What you need to do
Copy all lines in which the word "matplotlib" can be found.

-- start of Material --

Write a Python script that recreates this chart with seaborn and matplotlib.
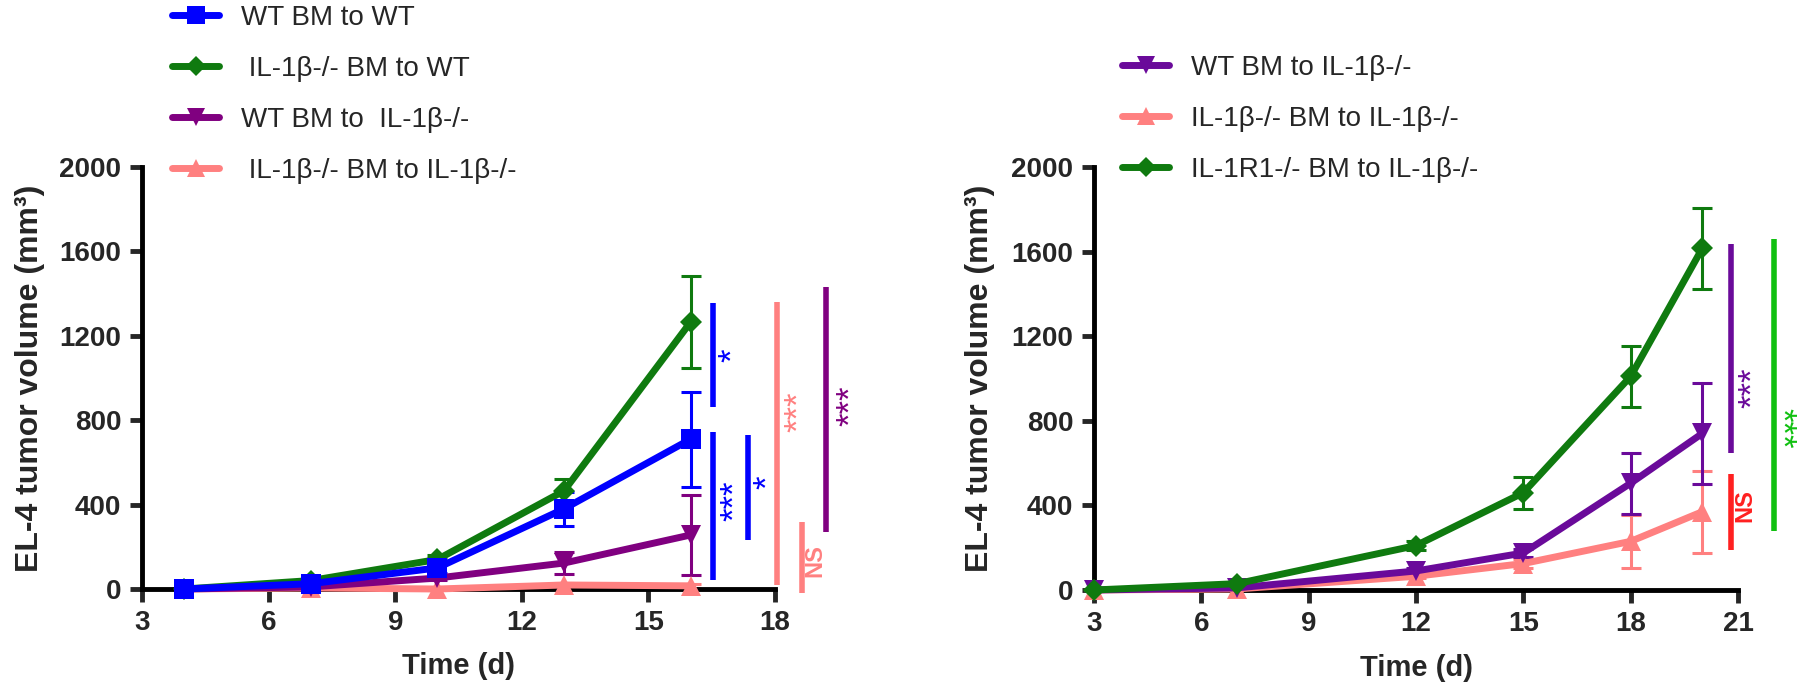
import numpy as np
import pandas as pd
import seaborn as sns
import matplotlib.pyplot as plt
from matplotlib.lines import Line2D

sns.set_style('white')
plt.rcParams['font.family'] = ['Liberation Sans', 'DejaVu Sans']

# ---- left panel data ----
days_left = [4, 7, 10, 13, 16]
wt_to_wt = [0, 25, 100, 380, 710]
wt_to_wt_err = [0, 8, 25, 82, 225]
ko_to_wt = [0, 40, 140, 465, 1265]
ko_to_wt_err = [0, 8, 20, 55, 218]
wt_to_ko = [0, 10, 52, 123, 256]
wt_to_ko_err = [0, 5, 10, 52, 190]
ko_to_ko = [0, 5, 0, 19, 15]
ko_to_ko_err = [0, 3, 5, 10, 10]

# ---- right panel data ----
days_right = [3, 7, 12, 15, 18, 20]
r_wt_to_ko = [0, 10, 90, 175, 505, 740]
r_wt_to_ko_err = [0, 5, 15, 20, 145, 240]
r_ko_to_ko = [0, 5, 65, 125, 230, 370]
r_ko_to_ko_err = [0, 5, 10, 20, 125, 195]
r_r1_to_ko = [0, 30, 210, 460, 1010, 1615]
r_r1_to_ko_err = [0, 10, 20, 75, 145, 190]

blue = '#0000ff'
green = '#0f7a0f'
purple_l = '#800080'
purple_r = '#6a0a9a'
pink = '#ff8080'

# significance bars: x, y_start, y_end, label, label_x, label_y, colour, text rotation
sig_left = [
    [16.53, 862, 1355, '*', 17.0, 1109, blue, 90],
    [16.53, 43, 744, '***', 17.05, 420, blue, 90],
    [17.36, 232, 730, '*', 17.83, 508, blue, 90],
    [18.05, 19, 1360, '***', 18.55, 840, pink, 90],
    [18.64, -19, 318, 'NS', 18.95, 137, pink, 90],
    [19.21, 270, 1431, '***', 19.8, 870, purple_l, 90],
]
sig_right = [
    [20.8, 646, 1637, '***', 21.4, 955, purple_r, 90],
    [20.8, 189, 547, 'NS', 21.2, 400, '#ff2020', 90],
    [22.0, 278, 1660, '***', 22.2, 764, '#10c010', -90],
]

left_series = [
    (' IL-1β-/- BM to IL-1β-/-', ko_to_ko, ko_to_ko_err, pink, '^'),
    ('WT BM to  IL-1β-/-', wt_to_ko, wt_to_ko_err, purple_l, 'v'),
    (' IL-1β-/- BM to WT', ko_to_wt, ko_to_wt_err, green, 'D'),
    ('WT BM to WT', wt_to_wt, wt_to_wt_err, blue, 's'),
]
left_legend_order = ['WT BM to WT', ' IL-1β-/- BM to WT', 'WT BM to  IL-1β-/-',
                     ' IL-1β-/- BM to IL-1β-/-']
right_series = [
    ('IL-1β-/- BM to IL-1β-/-', r_ko_to_ko, r_ko_to_ko_err, pink, '^'),
    ('WT BM to IL-1β-/-', r_wt_to_ko, r_wt_to_ko_err, purple_r, 'v'),
    ('IL-1R1-/- BM to IL-1β-/-', r_r1_to_ko, r_r1_to_ko_err, green, 'D'),
]
right_legend_order = ['WT BM to IL-1β-/-', 'IL-1β-/- BM to IL-1β-/-',
                      'IL-1R1-/- BM to IL-1β-/-']

fig = plt.figure(figsize=(18, 6.99), dpi=100)
ax1 = fig.add_axes([142/1800, 1-589/699, (775-142)/1800, (589-167)/699])
ax2 = fig.add_axes([1094/1800, 1-590/699, (1738-1094)/1800, (590-167)/699])

msize = {'s': 14, 'D': 11, 'v': 14, '^': 14}


def draw_panel(ax, days, series, order, sigs, xmax, leg_anchor):
    handles = {}
    for name, vals, errs, col, mk in series:
        df = pd.DataFrame({'day': days, 'vol': vals})
        ax.errorbar(days, vals, yerr=errs, fmt='none', ecolor=col,
                    elinewidth=2.2, capsize=7, capthick=2.2, clip_on=False, zorder=2)
        sns.lineplot(data=df, x='day', y='vol', ax=ax, color=col, lw=5,
                     marker=mk, markersize=msize[mk], markeredgewidth=0,
                     clip_on=False, zorder=3)
        handles[name] = Line2D([], [], color=col, lw=5, marker=mk,
                               markersize=msize[mk] * 0.9, markeredgewidth=0)
    ax.set_xlim(3, xmax)
    ax.set_ylim(0, 2000)
    ax.set_xticks(range(3, xmax + 1, 3))
    ax.set_yticks(range(0, 2001, 400))
    for s in ['top', 'right']:
        ax.spines[s].set_visible(False)
    for s in ['left', 'bottom']:
        ax.spines[s].set_linewidth(3.5)
        ax.spines[s].set_color('black')
    ax.tick_params(direction='out', length=9, width=3.5, labelsize=20, pad=6,
                   left=True, bottom=True)
    for lab in ax.get_xticklabels() + ax.get_yticklabels():
        lab.set_fontweight('bold')
    ax.set_xlabel('Time (d)', fontsize=21, fontweight='bold', labelpad=12)
    ax.set_ylabel('EL-4 tumor volume (mm³)', fontsize=23, fontweight='bold')
    for x, y0, y1, txt, tx, ty, col, rot in sigs:
        ax.plot([x, x], [y0, y1], color=col, lw=4, clip_on=False,
                solid_capstyle='butt')
        if txt == 'NS':
            ax.text(tx, ty, txt, color=col, fontsize=17, fontweight='bold',
                    rotation=rot, ha='center', va='center', clip_on=False)
        else:
            ax.text(tx, ty, txt, color=col, fontsize=25, rotation=rot,
                    ha='center', va='center', clip_on=False)
    ax.legend([handles[n] for n in order], order, loc='upper left',
              bbox_to_anchor=leg_anchor, bbox_transform=fig.transFigure,
              frameon=False, fontsize=20, handlelength=1.7, handletextpad=0.8,
              labelspacing=0.9, borderpad=0, borderaxespad=0)


draw_panel(ax1, days_left, left_series, left_legend_order, sig_left, 18,
           (172/1800, 1 - 5/699))
draw_panel(ax2, days_right, right_series, right_legend_order, sig_right, 21,
           (1122/1800, 1 - 55/699))
ax1.yaxis.set_label_coords(-0.153, 0.5)
ax2.yaxis.set_label_coords(-0.154, 0.5)

fig.savefig('out.png', dpi=100)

-- end of Material --

Correct answer
Write a Python script that recreates this chart with seaborn and matplotlib.
import matplotlib.pyplot as plt
from matplotlib.lines import Line2D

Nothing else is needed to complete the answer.